Così per confermare la riforma costituzionale è stato indetto il referendum meno incerto del mondo: basta la vittoria del Sì senza quorum o soglie. Un sogno per i veri promotori del quesito, i Cinque stelle. Proprio loro che in due anni si sono sbarazzati di sandali francescani e barbe da guerriglieri per collegarsi in tv in uffici presidenziali imbandierati o scorrazzare scortati su auto blu. Cosa c'è di più irresistibile di trasformare gli elettori nel plotone di esecuzione di onorevoli e senatori? Un quesito retorico non potrà mai essere sovvertito, come chiedere ai cittadini stremati da una guerra se vogliono burro o cannoni. E all'inizio la suggestione nel Palazzo è passata, se non per convinzione almeno per non farsi travolgere dall'opinione pubblica. La stessa, però, che deve trovare adeguata mediazione in Parlamento. Affidare al popolo drastiche scelte con un sì o un no non sarebbe alla fine un puro esercizio di democrazia ma una fuga dalle responsabilità della politica. A colpi di referendum milioni di italiani sarebbero pronti a votare per chiudere il Quirinale, smantellare la Banca d'Italia, espropriare i funzionari pubblici che guadagnano quattromila euro al mese. Quesiti di facile presa che spalancherebbero le porte dell'inferno.

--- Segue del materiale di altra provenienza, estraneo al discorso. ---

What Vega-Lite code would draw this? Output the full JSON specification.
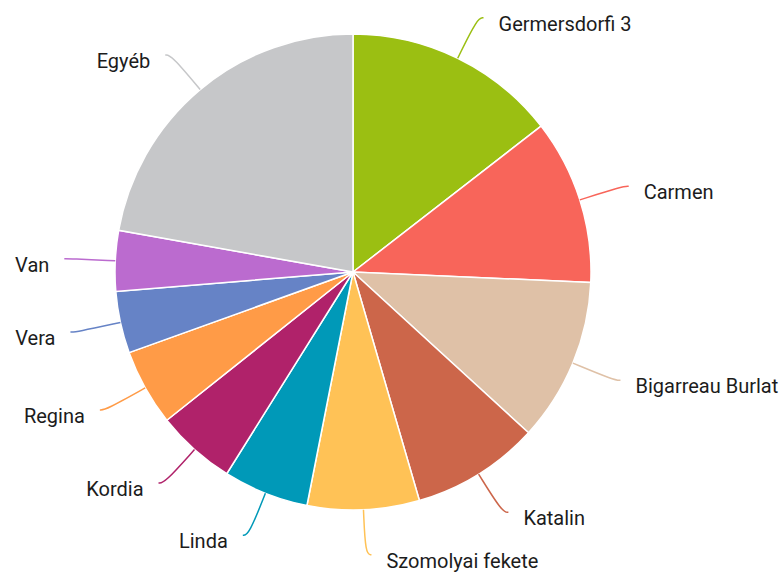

Smaltita la sbornia iniziale anti Parlamento, anche il referendum ha cambiato i connotati iniziali. Il passo è stato breve: dopo il sì plebiscitario sono sorti i primi dubbi su una riforma violenta che elimina rappresentati del popolo come la decimazione punitiva dei battaglioni meno gloriosi della Prima guerra mondiale. Prima si fanno fuori gli eletti, poi si vedrà come sistemare la macchina legislativa. Già nel 2016 gli italiani, pur ebbri di rancore verso il potere, scelsero a sorpresa di salvare il Senato della Repubblica.

E quando cambia l'aria in questo Paese l'ondata diventa sempre inarrestabile.